3. Sale would get charged with a run anyway, since he was brought back out for the sixth despite already having 107 pitches and 6-0 lead. After Chris Davis led off the frame with a single to right, Sale induced a would-be double play ball from Pedro Alvarez that Lawrie bobbled.

Jake Petricka came on to relieve and for the most part couldn’t hit a target even if he was inside of one, immediately allowed an RBI single to Nolan Reimold that got placed on Sale’s tab, hurling a two-base wild pitch and walking another.
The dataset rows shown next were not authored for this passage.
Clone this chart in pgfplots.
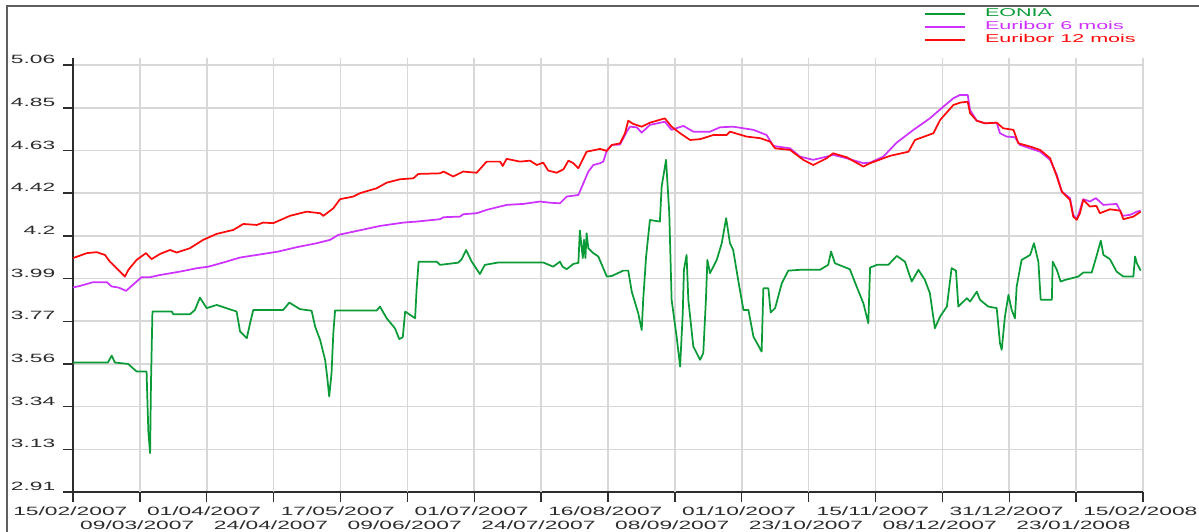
\documentclass[border=0pt]{standalone}
\usepackage{fontspec}
\setmainfont{Liberation Sans}[FakeStretch=1.9]
\usepackage{graphicx}
\usepackage{pgfplots}
\pgfplotsset{compat=1.18}
\definecolor{eonia}{RGB}{10,155,55}
\definecolor{eur6}{RGB}{205,50,255}
\definecolor{eur12}{RGB}{255,10,10}
\definecolor{gridc}{RGB}{216,216,216}
\definecolor{axc}{RGB}{45,45,45}
\definecolor{framec}{RGB}{95,95,95}
\begin{document}
\begin{tikzpicture}[font=\fontsize{9}{10.8}\selectfont]
\begin{axis}[
  scale only axis,
  width=802.5pt, height=325.5pt,
  xmin=0, xmax=365,
  ymin=2.91, ymax=5.096,
  axis x line*=bottom, axis y line*=left,
  axis line style={-, line width=1.1pt, axc},
  tick align=outside,
  major tick length=7.5pt,
  tick style={axc, line width=1.1pt},
  grid=major,
  major grid style={gridc, line width=1.2pt},
  xtick={0,45.625,91.25,136.875,182.5,228.125,273.75,319.375,365},
  xticklabels={15/02/2007,01/04/2007,17/05/2007,01/07/2007,16/08/2007,01/10/2007,15/11/2007,31/12/2007,15/02/2008},
  extra x ticks={22.8125,68.4375,114.0625,159.6875,205.3125,250.9375,296.5625,342.1875},
  extra x tick labels={09/03/2007,24/04/2007,09/06/2007,24/07/2007,08/09/2007,23/10/2007,08/12/2007,23/01/2008},
  extra x tick style={tick label style={yshift=-10.5pt}},
  ytick={2.91,3.125,3.34,3.555,3.77,3.985,4.2,4.415,4.63,4.845,5.06},
  yticklabels={2.91,3.13,3.34,3.56,3.77,3.99,4.2,4.42,4.63,4.85,5.06},
  yticklabel style={anchor=base east, yshift=1pt, xshift=-2.25pt},
  xticklabel style={xshift=-2pt},
  tick label style={text=axc},
  clip=false,
  legend style={at={(rel axis cs:0.796,1.1175)}, anchor=north west, draw=none, fill=none,
    inner sep=0pt, row sep=0pt, column sep=15pt, font=\fontsize{8.5}{10}\selectfont,
    nodes={inner sep=0pt, text height=7pt, text depth=2.75pt, anchor=west}},
  legend cell align=left,
  every axis plot/.append style={line width=1.3pt, line join=round},
]
\addplot[eonia, legend image code/.code={\fill[eonia, draw=none] (0pt,-0.6pt) rectangle (30pt,0.6pt);}] coordinates {
(0,3.562)(11.9,3.562)(13.2,3.597)(14.3,3.562)(18.8,3.555)(21.7,3.517)(25.1,3.517)(25.3,3.411)(25.7,3.215)(26.3,3.106)(26.6,3.458)(27.1,3.819)
(33.7,3.819)(34.2,3.805)(39.9,3.805)(41.6,3.827)(43.3,3.889)(45.6,3.836)(49.0,3.852)(51.3,3.841)(55.8,3.819)(57.0,3.718)(59.3,3.685)(60.4,3.760)(61.5,3.827)
(71.7,3.827)(73.8,3.864)(77.4,3.831)(81.4,3.823)(82.6,3.743)(84.3,3.676)(86.0,3.576)(86.7,3.491)(87.4,3.391)(88.2,3.509)(88.8,3.710)(89.4,3.824)
(103.6,3.824)(104.7,3.844)(107.0,3.785)(109.8,3.735)(111.3,3.680)(112.5,3.690)(113.3,3.819)(116.7,3.785)(117.2,3.928)(117.9,4.070)
(124.1,4.070)(125.2,4.054)(131.4,4.065)(132.6,4.083)(134.1,4.129)(136.0,4.070)(138.8,4.008)(140.5,4.054)(145.1,4.066)
(160.4,4.066)(163.8,4.045)(166.1,4.070)(167.0,4.045)(168.4,4.032)(170.7,4.059)(172.4,4.064)(172.9,4.227)(173.9,4.088)(174.3,4.180)(174.8,4.088)(175.2,4.213)(175.8,4.138)(177.5,4.113)(179.2,4.096)
(182.1,3.995)(183.8,3.998)(187.7,4.025)(189.4,4.025)(190.6,3.919)(192.8,3.811)(194.0,3.726)(194.5,3.878)(195.5,4.096)(196.8,4.280)
(200.2,4.272)(200.8,4.448)(202.3,4.583)(203.4,4.314)(204.2,3.878)(205.9,3.693)(207.1,3.542)(208.0,3.811)(208.4,4.029)(209.3,4.104)(209.9,3.878)
(211.6,3.643)(213.9,3.576)(215.0,3.609)(215.9,3.878)(216.4,4.079)(217.3,4.012)(219.6,4.079)(221.3,4.163)(222.8,4.289)(224.1,4.163)(225.2,4.129)
(226.9,3.978)(228.7,3.827)(230.4,3.827)(232.1,3.693)(234.9,3.617)(235.5,3.936)(237.2,3.936)(238.0,3.814)(239.5,3.836)(241.8,3.962)(244.0,4.025)
(248.0,4.029)(254.8,4.029)(257.6,4.054)(258.6,4.121)(259.9,4.062)(265.0,4.032)(267.3,3.945)(269.6,3.861)(271.3,3.760)(271.9,4.040)
(274.2,4.054)(278.1,4.054)(281.0,4.099)(283.8,4.070)(286.1,3.970)(288.4,4.029)(290.6,3.978)(292.3,3.911)(294.0,3.735)(295.8,3.794)(298.1,3.844)
(299.7,4.037)(301.2,4.025)(302.0,3.844)(304.9,3.886)(306.0,3.869)(308.3,3.919)(309.4,3.878)(312.2,3.844)(315.1,3.836)(316.2,3.660)(316.8,3.626)
(317.9,3.794)(319.1,3.903)(320.2,3.827)(321.3,3.785)(321.9,3.945)(323.6,4.079)(326.5,4.104)(327.8,4.163)(329.3,4.070)(330.1,3.878)
(333.9,3.878)(334.2,4.070)(335.6,4.029)(336.9,3.970)(338.4,3.978)(342.9,3.995)(344.6,4.015)(347.5,4.015)(349.1,4.096)(350.6,4.176)(351.5,4.104)
(353.7,4.083)(356.0,4.020)(358.3,3.995)(361.7,3.995)(362.3,4.096)(362.9,4.062)(364.2,4.025)
};
\addlegendentry[text=eonia]{EONIA}
\addplot[eur6, legend image code/.code={\fill[eur6, draw=none] (0pt,-0.6pt) rectangle (30pt,0.6pt);}] coordinates {
(0,3.940)(2.4,3.948)(6.9,3.967)(11.5,3.967)(13.2,3.945)(15.5,3.940)(18.1,3.923)(20.0,3.948)(23.4,3.992)(26.3,3.992)(29.7,4.003)(36.5,4.020)
(42.2,4.037)(46.2,4.045)(51.3,4.066)(57.0,4.091)(62.7,4.104)(70.0,4.121)(76.3,4.143)(83.1,4.163)(87.7,4.180)(90.5,4.205)(95.6,4.221)
(104.7,4.250)(112.7,4.267)(117.2,4.272)(125.2,4.284)(126.4,4.294)(132.0,4.297)(133.1,4.309)(137.7,4.314)(141.1,4.331)(147.9,4.356)
(153.6,4.361)(159.3,4.373)(162.7,4.367)(166.1,4.364)(168.4,4.398)(172.4,4.406)(174.1,4.465)(175.8,4.524)(177.5,4.557)(179.8,4.566)
(180.9,4.574)(182.1,4.630)(183.8,4.658)(186.6,4.660)(188.9,4.725)(190.0,4.750)(192.3,4.747)(194.0,4.720)(196.8,4.759)(201.9,4.775)
(204.2,4.734)(208.2,4.754)(211.6,4.725)(217.3,4.725)(220.7,4.747)(225.2,4.750)(232.1,4.734)(236.6,4.708)(238.9,4.653)(244.6,4.641)
(248.0,4.599)(252.5,4.583)(257.1,4.599)(259.3,4.608)(263.9,4.591)(269.6,4.566)(271.9,4.569)(276.4,4.599)(281.0,4.670)(286.7,4.734)
(292.3,4.792)(296.9,4.851)(300.3,4.893)(302.6,4.910)(305.2,4.910)(306.0,4.834)(308.3,4.780)(311.1,4.767)(315.1,4.770)(316.2,4.717)
(318.5,4.700)(321.3,4.697)(323.0,4.658)(326.5,4.641)(329.9,4.624)(333.3,4.583)(335.6,4.507)(337.3,4.423)(340.1,4.390)(341.2,4.306)
(342.4,4.284)(343.5,4.331)(344.6,4.385)(346.9,4.373)(348.9,4.390)(351.5,4.356)(356.0,4.361)(358.1,4.301)(360.6,4.306)(362.9,4.322)(364.2,4.327)
};
\addlegendentry[text=eur6]{Euribor 6 mois}
\addplot[eur12, legend image code/.code={\fill[eur12, draw=none] (0pt,-0.6pt) rectangle (30pt,0.6pt);}] coordinates {
(0,4.088)(4.7,4.113)(8.1,4.118)(10.9,4.104)(12.6,4.070)(14.9,4.037)(17.7,3.995)(18.9,4.029)(21.7,4.079)(24.9,4.113)(26.8,4.083)(29.7,4.109)
(33.1,4.129)(35.4,4.116)(39.9,4.138)(44.4,4.180)(49.0,4.210)(54.7,4.230)(58.1,4.260)(62.7,4.255)(64.9,4.267)(68.3,4.264)(74.0,4.301)
(79.7,4.322)(84.3,4.314)(85.4,4.301)(88.8,4.339)(91.1,4.385)(95.6,4.398)(97.9,4.415)(103.6,4.440)(107.0,4.468)(111.5,4.485)(116.1,4.490)
(117.8,4.512)(125.2,4.515)(126.4,4.524)(129.7,4.499)(133.1,4.524)(137.7,4.518)(141.1,4.574)(145.7,4.574)(146.6,4.552)(147.9,4.588)
(152.5,4.574)(155.9,4.579)(158.2,4.557)(160.4,4.569)(162.1,4.529)(165.0,4.518)(167.3,4.535)(169.0,4.579)(170.7,4.566)(172.4,4.541)
(175.2,4.624)(179.8,4.638)(182.1,4.628)(183.8,4.658)(186.6,4.666)(188.3,4.717)(189.4,4.780)(191.1,4.764)(194.0,4.750)(196.8,4.770)
(201.9,4.792)(204.2,4.750)(207.1,4.717)(210.5,4.683)(213.9,4.687)(218.4,4.708)(223.0,4.708)(224.1,4.725)(229.8,4.700)(234.4,4.692)
(237.8,4.675)(239.5,4.641)(244.6,4.633)(249.1,4.583)(252.5,4.557)(257.1,4.591)(259.3,4.616)(263.9,4.596)(269.6,4.549)(271.9,4.566)
(278.7,4.603)(285.0,4.624)(287.2,4.683)(293.5,4.717)(295.8,4.784)(300.3,4.859)(302.6,4.871)(305.2,4.876)(306.0,4.818)(308.3,4.780)
(311.1,4.767)(315.1,4.770)(317.3,4.742)(320.8,4.734)(322.5,4.666)(326.5,4.650)(329.9,4.633)(333.3,4.591)(335.6,4.499)(337.3,4.423)
(340.1,4.381)(341.2,4.297)(342.4,4.281)(343.5,4.314)(344.6,4.381)(346.9,4.348)(349.1,4.351)(350.3,4.314)(353.7,4.334)(357.2,4.327)
(358.3,4.284)(361.7,4.297)(364.2,4.322)
};
\addlegendentry[text=eur12]{Euribor 12 mois}
\draw[framec, line width=1.5pt] (rel axis cs:-0.0617,-0.0922) -- (rel axis cs:-0.0617,1.1198) -- (rel axis cs:1.0523,1.1198);
\coordinate (bbsw) at (rel axis cs:-0.06822,-0.09217);
\coordinate (bbne) at (rel axis cs:1.05234,1.1336);
\end{axis}
\pgfresetboundingbox
\path[use as bounding box] (bbsw) rectangle (bbne);
\end{tikzpicture}
\end{document}
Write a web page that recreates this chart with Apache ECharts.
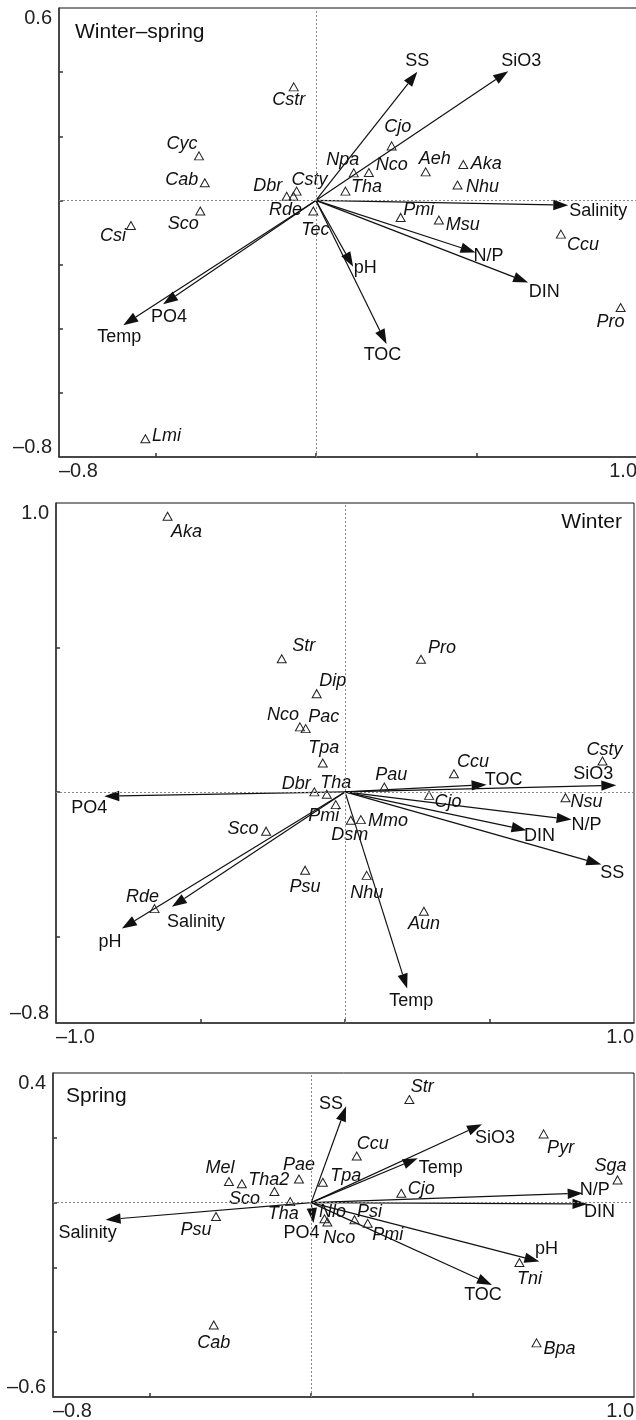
<!DOCTYPE html>
<html>
<head>
<meta charset="utf-8">
<script src="https://cdn.jsdelivr.net/npm/echarts@6/dist/echarts.min.js"></script>
<style>
    html, body { margin: 0; padding: 0; background: #fff; }
    #chart { width: 636px; height: 1420px; }
</style>
</head>
<body>
<div id="chart"></div>
<script>
// ========= 数据：Winter–spring =========
const wsXRange = [-0.8, 1.0];
const wsYRange = [-0.8, 0.6];
const wsXTicks = [-0.5, 0, 0.5];
const wsYTicks = [-0.6, -0.4, -0.2, 0, 0.2, 0.4];
const wsSpecies = ["Cstr", "Cyc", "Cab", "Sco", "Csi", "Dbr", "Csty", "Rde", "Tec", "Npa", "Nco", "Tha", "Cjo", "Aeh", "Aka", "Nhu", "Pmi", "Msu", "Ccu", "Pro", "Lmi"];
const wsSpX = [-0.069, -0.364, -0.346, -0.360, -0.576, -0.091, -0.060, -0.070, -0.008, 0.118, 0.165, 0.092, 0.236, 0.342, 0.459, 0.441, 0.264, 0.383, 0.763, 0.949, -0.531];
const wsSpY = [0.354, 0.139, 0.055, -0.033, -0.078, 0.013, 0.029, 0.013, -0.033, 0.086, 0.087, 0.029, 0.170, 0.089, 0.112, 0.048, -0.053, -0.061, -0.105, -0.334, -0.743];
const wsEnv = ["SS", "SiO3", "Salinity", "N/P", "DIN", "pH", "TOC", "PO4", "Temp"];
const wsEnvX = [0.316, 0.599, 0.786, 0.497, 0.661, 0.116, 0.220, -0.476, -0.600];
const wsEnvY = [0.401, 0.403, -0.015, -0.162, -0.256, -0.207, -0.448, -0.324, -0.389];

// ========= 数据：Winter =========
const wiXRange = [-1.0, 1.0];
const wiYRange = [-0.8, 1.0];
const wiXTicks = [-0.5, 0, 0.5];
const wiYTicks = [-0.5, 0, 0.5];
const wiSpecies = ["Aka", "Str", "Pro", "Dip", "Nco", "Pac", "Tpa", "Dbr", "Tha", "Pmi", "Dsm", "Mmo", "Pau", "Ccu", "Cjo", "Csty", "Nsu", "Sco", "Psu", "Rde", "Nhu", "Aun"];
const wiSpX = [-0.614, -0.219, 0.263, -0.098, -0.156, -0.136, -0.077, -0.106, -0.063, -0.032, 0.020, 0.055, 0.136, 0.377, 0.291, 0.891, 0.763, -0.273, -0.138, -0.659, 0.075, 0.273];
const wiSpY = [0.954, 0.461, 0.459, 0.340, 0.225, 0.219, 0.100, 0.000, -0.008, -0.044, -0.098, -0.096, 0.017, 0.063, -0.012, 0.107, -0.020, -0.136, -0.271, -0.404, -0.289, -0.413];
const wiEnv = ["PO4", "pH", "Salinity", "Temp", "TOC", "SiO3", "N/P", "DIN", "SS"];
const wiEnvX = [-0.833, -0.772, -0.599, 0.215, 0.490, 0.939, 0.784, 0.628, 0.887];
const wiEnvY = [-0.015, -0.473, -0.398, -0.681, 0.025, 0.023, -0.096, -0.133, -0.251];

// ========= 数据：Spring =========
const spXRange = [-0.8, 1.0];
const spYRange = [-0.6, 0.4];
const spXTicks = [-0.5, 0, 0.5];
const spYTicks = [-0.4, -0.2, 0, 0.2];
const spSpecies = ["Str", "Ccu", "Tpa", "Cjo", "Pyr", "Sga", "Mel", "Tha2", "Pae", "Sco", "Tha", "Psu", "Nlo", "Nco", "Psi", "Pmi", "Tni", "Bpa", "Cab"];
const spSpX = [0.304, 0.141, 0.036, 0.279, 0.720, 0.949, -0.255, -0.215, -0.038, -0.114, -0.065, -0.295, 0.041, 0.050, 0.134, 0.175, 0.645, 0.698, -0.302];
const spSpY = [0.318, 0.144, 0.063, 0.029, 0.212, 0.070, 0.065, 0.058, 0.073, 0.034, 0.003, -0.043, -0.050, -0.060, -0.053, -0.064, -0.185, -0.433, -0.378];
const spEnv = ["SS", "SiO3", "Temp", "N/P", "DIN", "pH", "TOC", "Salinity", "PO4"];
const spEnvX = [0.108, 0.529, 0.330, 0.841, 0.856, 0.707, 0.560, -0.637, 0.007];
const spEnvY = [0.297, 0.242, 0.137, 0.029, -0.004, -0.182, -0.254, -0.053, -0.063];

// ========= 布局：标签偏移（像素，相对于点/箭头尖） =========
const wsSpLab = [[-5, 13], [-17, -12], [-23, -3], [-17, 13], [-18, 11], [-19, -10], [13, -11], [-8, 14], [2, 19], [-11, -13], [23, -8], [21, -4], [6, -19], [9, -13], [23, -1], [25, 2], [18, -7], [24, 5], [22, 11], [-10, 14], [21, -3]];
const wsEnvLab = [[0, -11], [13, -10], [30, 6], [13, 4], [16, 9], [12, 1], [-4, 11], [6, 13], [-4, 12]];
const wiSpLab = [[19, 16], [22, -13], [21, -11], [16, -13], [-17, -12], [18, -12], [1, -15], [-18, -8], [9, -11], [-12, 11], [-1, 15], [27, 1], [7, -12], [19, -12], [19, 7], [2, -11], [21, 4], [-23, -2], [0, 17], [-12, -12], [0, 18], [0, 13]];
const wiEnvLab = [[-15, 12], [-12, 13], [24, 15], [4, 12], [17, -5], [-23, -11], [15, 5], [13, 6], [11, 9]];
const spSpLab = [[13, -13], [16, -12], [23, -6], [20, -4], [17, 14], [-7, -14], [-9, -14], [27, -4], [0, -14], [-30, 7], [-7, 12], [-20, 13], [8, -7], [12, 16], [15, -8], [20, 12], [10, 16], [23, 6], [0, 18]];
const spEnvLab = [[-15, -2], [13, 14], [23, 10], [12, -3], [12, 8], [7, -13], [-9, 10], [-18, 13], [-12, 10]];

const FONT = '"Liberation Sans", Arial, Helvetica, sans-serif';
const INK = "#111";

const grids = [
    { left: 59, top: 8, width: 578, height: 449 },
    { left: 56, top: 503, width: 578, height: 520 },
    { left: 53, top: 1073, width: 581, height: 324 }
];

function fmt(v) {
    return (v < 0 ? "\u2013" : "") + Math.abs(v).toFixed(1);
}

function xAxisOf(i, range, ticks) {
    return {
        gridIndex: i, type: "value", min: range[0], max: range[1],
        axisLine: { show: true, onZero: false, lineStyle: { color: "#333", width: 1.5 } },
        axisTick: { show: true, inside: true, length: 4, customValues: ticks, lineStyle: { color: "#333", width: 1.5 } },
        axisLabel: {
            customValues: range, formatter: fmt, margin: 4,
            alignMinLabel: "left", alignMaxLabel: "right",
            fontSize: 20, fontFamily: FONT, color: "#222"
        },
        splitLine: { show: false }
    };
}

function yAxisOf(i, range, ticks) {
    return {
        gridIndex: i, type: "value", min: range[0], max: range[1],
        axisLine: { show: true, onZero: false, lineStyle: { color: "#333", width: 1.5 } },
        axisTick: { show: true, inside: true, length: 4, customValues: ticks, lineStyle: { color: "#333", width: 1.5 } },
        axisLabel: {
            customValues: range, formatter: fmt, margin: 7,
            verticalAlignMinLabel: "bottom", verticalAlignMaxLabel: "top",
            fontSize: 20, fontFamily: FONT, color: "#222"
        },
        splitLine: { show: false }
    };
}

// 环境因子箭头
function arrowSeries(i, names, xs, ys, offs) {
    return {
        type: "custom", xAxisIndex: i, yAxisIndex: i, z: 3, silent: true,
        data: xs.map((x, k) => [x, ys[k]]),
        renderItem(params, api) {
            const o = api.coord([0, 0]);
            const p = api.coord([api.value(0), api.value(1)]);
            const dx = p[0] - o[0], dy = p[1] - o[1];
            const len = Math.hypot(dx, dy) || 1;
            const ux = dx / len, uy = dy / len;
            const hl = Math.min(15, len), hw = 5.2;
            const bx = p[0] - ux * hl, by = p[1] - uy * hl;
            const off = offs[params.dataIndex];
            return {
                type: "group",
                children: [
                    { type: "line", shape: { x1: o[0], y1: o[1], x2: bx, y2: by }, style: { stroke: INK, lineWidth: 1.2 } },
                    { type: "polygon", shape: { points: [[p[0], p[1]], [bx - uy * hw, by + ux * hw], [bx + uy * hw, by - ux * hw]] }, style: { fill: INK } },
                    {
                        type: "text", x: p[0] + off[0], y: p[1] + off[1],
                        style: { text: names[params.dataIndex], fill: INK, font: "18px " + FONT, align: "center", verticalAlign: "middle" }
                    }
                ]
            };
        }
    };
}

// 物种三角形 + 零线
function speciesSeries(i, names, xs, ys, offs) {
    return {
        type: "scatter", xAxisIndex: i, yAxisIndex: i, z: 4, silent: true,
        symbol: "triangle", symbolSize: [9, 8],
        itemStyle: { color: "rgba(255,255,255,0)", borderColor: "#222", borderWidth: 1, opacity: 1 },
        label: {
            show: true, position: "inside", formatter: p => p.name,
            fontSize: 18, fontStyle: "italic", fontFamily: FONT, color: INK
        },
        data: names.map((n, k) => ({ name: n, value: [xs[k], ys[k]], label: { offset: offs[k] } })),
        markLine: {
            silent: true, symbol: "none", animation: false,
            label: { show: false },
            lineStyle: { color: "#888", type: [2, 2], width: 1 },
            data: [{ xAxis: 0 }, { yAxis: 0 }]
        }
    };
}

function titleOf(text, pos) {
    return Object.assign({
        text, padding: 0,
        textStyle: { fontSize: 21, fontWeight: "normal", fontFamily: FONT, color: INK }
    }, pos);
}

const chart = echarts.init(document.getElementById("chart"), null, { renderer: "canvas" });

chart.setOption({
    animation: false,
    backgroundColor: "#fff",
    title: [
        titleOf("Winter\u2013spring", { left: 75, top: 22 }),
        titleOf("Winter", { right: 14, top: 512 }),
        titleOf("Spring", { left: 66, top: 1086 })
    ],
    grid: grids.map(g => Object.assign({
        show: true, borderColor: INK, borderWidth: 1, containLabel: false, outerBoundsMode: "none"
    }, g)),
    xAxis: [
        xAxisOf(0, wsXRange, wsXTicks),
        xAxisOf(1, wiXRange, wiXTicks),
        xAxisOf(2, spXRange, spXTicks)
    ],
    yAxis: [
        yAxisOf(0, wsYRange, wsYTicks),
        yAxisOf(1, wiYRange, wiYTicks),
        yAxisOf(2, spYRange, spYTicks)
    ],
    series: [
        arrowSeries(0, wsEnv, wsEnvX, wsEnvY, wsEnvLab),
        speciesSeries(0, wsSpecies, wsSpX, wsSpY, wsSpLab),
        arrowSeries(1, wiEnv, wiEnvX, wiEnvY, wiEnvLab),
        speciesSeries(1, wiSpecies, wiSpX, wiSpY, wiSpLab),
        arrowSeries(2, spEnv, spEnvX, spEnvY, spEnvLab),
        speciesSeries(2, spSpecies, spSpX, spSpY, spSpLab)
    ]
});
</script>
</body>
</html>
Matt Albers came on and provided a momentary fright when his inning-ending flyout to Joey Rickard was a few feet shy of a three-run homer to drag the Orioles back in it.

4. Lawrie had a huge day at the plate, reaching base all five times, with a homer, double and two walks. He and Cabrera, who also collected three hits, have matching .377 on-base percentages a day into the month of May. All told, the bottom of the White Sox order collected 11 hits, scored and drove in five runs each, and drew four walks. There must be a sort of ‘don’t fix what ain’t broke’ logic playing into not moving Cabrera or Lawrie up in the order despite their nuclear starts, and as long as that results in wins, I can only work up so much breath to complain.

5. With a day off on Monday, the White Sox closed up their east coast road trip with a 5-2 mark and finished a slate of 19 games in 19 days with a 13-6 mark and a three-game lead in the AL Central.

 

 

 

 

Team Record: 18-8

Next game is Tuesday at 7:10pm CT vs. Boston on CSN.